In excerpts from the memoirs, titled “When One Door Closes”, published in Britain’s Daily Mail newspaper, Sissons details the groupthink mentality at the BBC:

At any given time there is a BBC line on everything of importance, a line usually adopted in the light of which way its senior echelons believe the political wind is ­blowing. This line is rarely spelled out explicitly, but percolates subtly throughout the organisation.
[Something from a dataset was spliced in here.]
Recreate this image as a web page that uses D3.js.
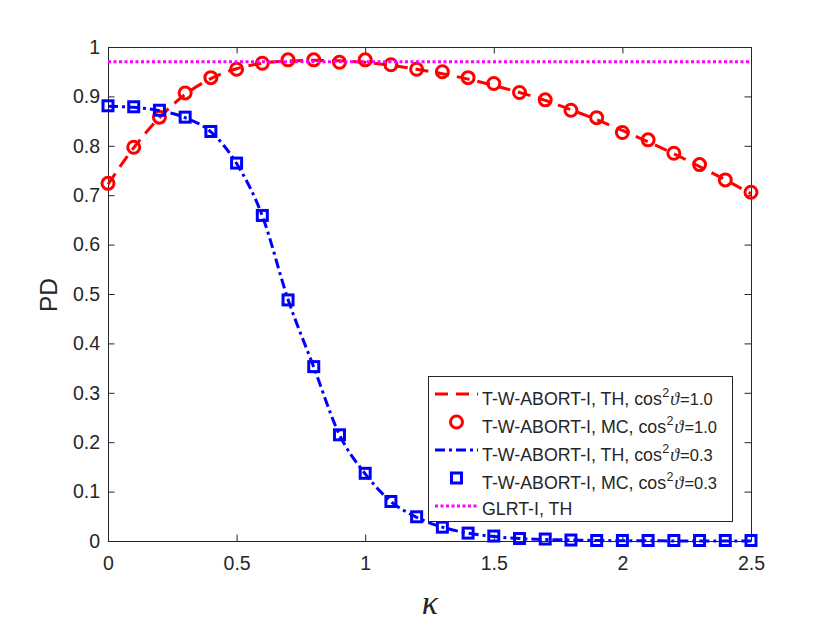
<!DOCTYPE html>
<html><head><meta charset="utf-8">
<script src="https://cdn.jsdelivr.net/npm/d3@7"></script>
<style>
body{margin:0;background:#fff}
text{font-family:"Liberation Sans",Arial,Helvetica,sans-serif;fill:#262626}
</style>
</head><body>
<svg id="chart" width="830" height="623"></svg>
<script>
// ---- data ----
const kappa = [0,0.1,0.2,0.3,0.4,0.5,0.6,0.7,0.8,0.9,1.0,1.1,1.2,1.3,1.4,1.5,1.6,1.7,1.8,1.9,2.0,2.1,2.2,2.3,2.4,2.5];
const pdTH10 = [0.722,0.796,0.857,0.904,0.936,0.956,0.967,0.972,0.973,0.972,0.969,0.963,0.955,0.946,0.935,0.922,0.908,0.892,0.873,0.853,0.831,0.808,0.784,0.758,0.731,0.703];
const pdMC10 = [0.724,0.797,0.858,0.907,0.938,0.955,0.967,0.974,0.974,0.969,0.974,0.964,0.955,0.950,0.938,0.926,0.908,0.893,0.872,0.857,0.827,0.812,0.785,0.762,0.731,0.706];
const pdTH03 = [0.880,0.878,0.871,0.857,0.828,0.764,0.658,0.489,0.352,0.215,0.136,0.080,0.048,0.028,0.016,0.009,0.005,0.003,0.002,0.001,0.0006,0.0004,0.0002,0.0001,0.0001,0.0001];
const pdMC03 = [0.881,0.879,0.872,0.858,0.829,0.765,0.659,0.488,0.353,0.215,0.137,0.080,0.049,0.028,0.016,0.010,0.005,0.004,0.002,0.001,0.001,0.001,0.001,0.001,0.001,0.001];
const glrtK = [0,2.5];
const glrtTH = [0.97,0.97];
const xTicks = [0,0.5,1,1.5,2,2.5];
const yTicks = [0,0.1,0.2,0.3,0.4,0.5,0.6,0.7,0.8,0.9,1];
const legendNames = ["T-W-ABORT-I, TH, ","T-W-ABORT-I, MC, ","T-W-ABORT-I, TH, ","T-W-ABORT-I, MC, ","GLRT-I, TH"];
const legendCos = ["1.0","1.0","0.3","0.3",null];

// ---- layout ----
const svg = d3.select("#chart");
const L = 108, T = 47, W = 643, H = 494;
const x = d3.scaleLinear().domain([0,2.5]).range([L, L+W]);
const y = d3.scaleLinear().domain([0,1]).range([T+H, T]);
const axisColor = "#262626";

function styleAxis(g){
  g.attr("font-family",null).attr("font-size",null);
  g.selectAll("path.domain").attr("stroke",axisColor).attr("stroke-width",1);
  g.selectAll(".tick line").attr("stroke",axisColor).attr("stroke-width",1);
  g.selectAll(".tick text").style("font-size","19.5px").attr("fill",axisColor);
}
svg.append("g").attr("transform",`translate(0,${T+H})`)
  .call(d3.axisBottom(x).tickValues(xTicks).tickFormat(d3.format("")).tickSize(-6.5).tickSizeOuter(0).tickPadding(15)).call(styleAxis);
svg.append("g").attr("transform",`translate(0,${T})`)
  .call(d3.axisTop(x).tickValues(xTicks).tickFormat("").tickSize(-6.5).tickSizeOuter(0)).call(styleAxis);
svg.append("g").attr("transform",`translate(${L},0)`)
  .call(d3.axisLeft(y).tickValues(yTicks).tickFormat(d3.format("")).tickSize(-6.5).tickSizeOuter(0).tickPadding(8)).call(styleAxis);
svg.append("g").attr("transform",`translate(${L+W},0)`)
  .call(d3.axisRight(y).tickValues(yTicks).tickFormat("").tickSize(-6.5).tickSizeOuter(0)).call(styleAxis);

// axis labels
svg.append("text").attr("transform","translate(57,295) rotate(-90)").attr("text-anchor","middle")
  .style("font-size","24.5px").text("PD");
svg.append("text").attr("x",430).attr("y",614).attr("text-anchor","middle")
  .style("font-family","'Liberation Serif','DejaVu Serif',serif").style("font-style","italic").style("font-size","34px").text("κ");

// ---- series ----
const lineGen = (xs, ys) => d3.line().x((d,i)=>x(xs[i])).y(d=>y(d)).curve(d3.curveMonotoneX)(ys);
const red = "#ff0000", blue = "#0000ff", magenta = "#ff00ff";

svg.append("path").attr("d", lineGen(kappa, pdTH10)).attr("fill","none").attr("stroke",red)
  .attr("stroke-width",3).attr("stroke-dasharray","13,8");
svg.append("g").selectAll("circle").data(pdMC10).join("circle")
  .attr("cx",(d,i)=>x(kappa[i])).attr("cy",d=>y(d)).attr("r",6)
  .attr("fill","none").attr("stroke",red).attr("stroke-width",3);

svg.append("path").attr("d", lineGen(kappa, pdTH03)).attr("fill","none").attr("stroke",blue)
  .attr("stroke-width",3).attr("stroke-dasharray","10,4,3,4");
svg.append("g").selectAll("rect").data(pdMC03).join("rect")
  .attr("x",(d,i)=>x(kappa[i])-5).attr("y",d=>y(d)-5).attr("width",10).attr("height",10)
  .attr("fill","none").attr("stroke",blue).attr("stroke-width",3);

svg.append("path").attr("d", lineGen(glrtK, glrtTH)).attr("fill","none").attr("stroke",magenta)
  .attr("stroke-width",3).attr("stroke-dasharray","3,2.5");

// ---- legend ----
const lg = svg.append("g");
lg.append("rect").attr("x",428.5).attr("y",376.5).attr("width",304).attr("height",145)
  .attr("fill","#fff").attr("stroke",axisColor).attr("stroke-width",1);
const styles = [
  {type:"line", color:red, dash:"13,8"},
  {type:"circle", color:red},
  {type:"line", color:blue, dash:"10,4,3,4"},
  {type:"square", color:blue},
  {type:"line", color:magenta, dash:"3,2.5"}
];
styles.forEach((s,i)=>{
  const sy = 394 + i*28, ty = 405 + i*28 - (i===4?2:0);
  if (s.type==="line") {
    lg.append("line").attr("x1",435).attr("x2",478).attr("y1",sy).attr("y2",sy)
      .attr("stroke",s.color).attr("stroke-width",3).attr("stroke-dasharray",s.dash);
  } else if (s.type==="circle") {
    lg.append("circle").attr("cx",456.5).attr("cy",sy).attr("r",6).attr("fill","none").attr("stroke",s.color).attr("stroke-width",3);
  } else {
    lg.append("rect").attr("x",451.5).attr("y",sy-5).attr("width",10).attr("height",10).attr("fill","none").attr("stroke",s.color).attr("stroke-width",3);
  }
  const t = lg.append("text").attr("x",482).attr("y",ty).style("font-size","17.8px");
  t.append("tspan").text(legendNames[i]+(legendCos[i]?"cos":""));
  if (legendCos[i]) {
    t.append("tspan").attr("dy",-8).attr("dx",0.5).style("font-size","12.5px").text("2");
    t.append("tspan").attr("dy",8).attr("dx",1).style("font-family","'Liberation Serif','DejaVu Serif',serif").style("font-style","italic").style("font-size","18px").text("ϑ");
    t.append("tspan").attr("dx",1).style("font-size","16.5px").text("=" + legendCos[i]);
  }
});
</script>
</body></html>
Whatever the United Nations is associated with is good — it is heresy to question any of its activities. The EU is also a good thing, but not quite as good as the UN. Soaking the rich is good, despite well-founded economic arguments that the more you tax, the less you get. And Government spending is a good thing, although most BBC ­people prefer to call it investment, in line with New Labour’s terminology.

All green and environmental groups are very good things. Al Gore is a saint. George Bush was a bad thing, and thick into the bargain. Obama was not just the Democratic Party’s candidate for the White House, he was the BBC’s. Blair was good, Brown bad, but the BBC has now lost interest in both.

Trade unions are mostly good things, especially when they are fighting BBC managers. Quangos are also mostly good, and the reports they produce are usually handled uncritically. The Royal Family is a bore. Islam must not be offended at any price, although ­Christians are fair game because they do nothing about it if they are offended.

In short, pick the default leftist position on any issue, and odds are it is the position held and espoused on air by the BBC.

And while leftist politics color the news at the channel, they also dictate its corporate structure and inner workings, according to Sissons. One’s politics, he writes, can dictate one’s success or failure in climbing the Company’s corporate ladder.

If Human Resources — or Personnel, as it used to be known — advise that it’s time a woman or someone from an ethnic minority (or a combination of the two) was appointed to the job for which you, a white male, have applied, then that’s who gets it.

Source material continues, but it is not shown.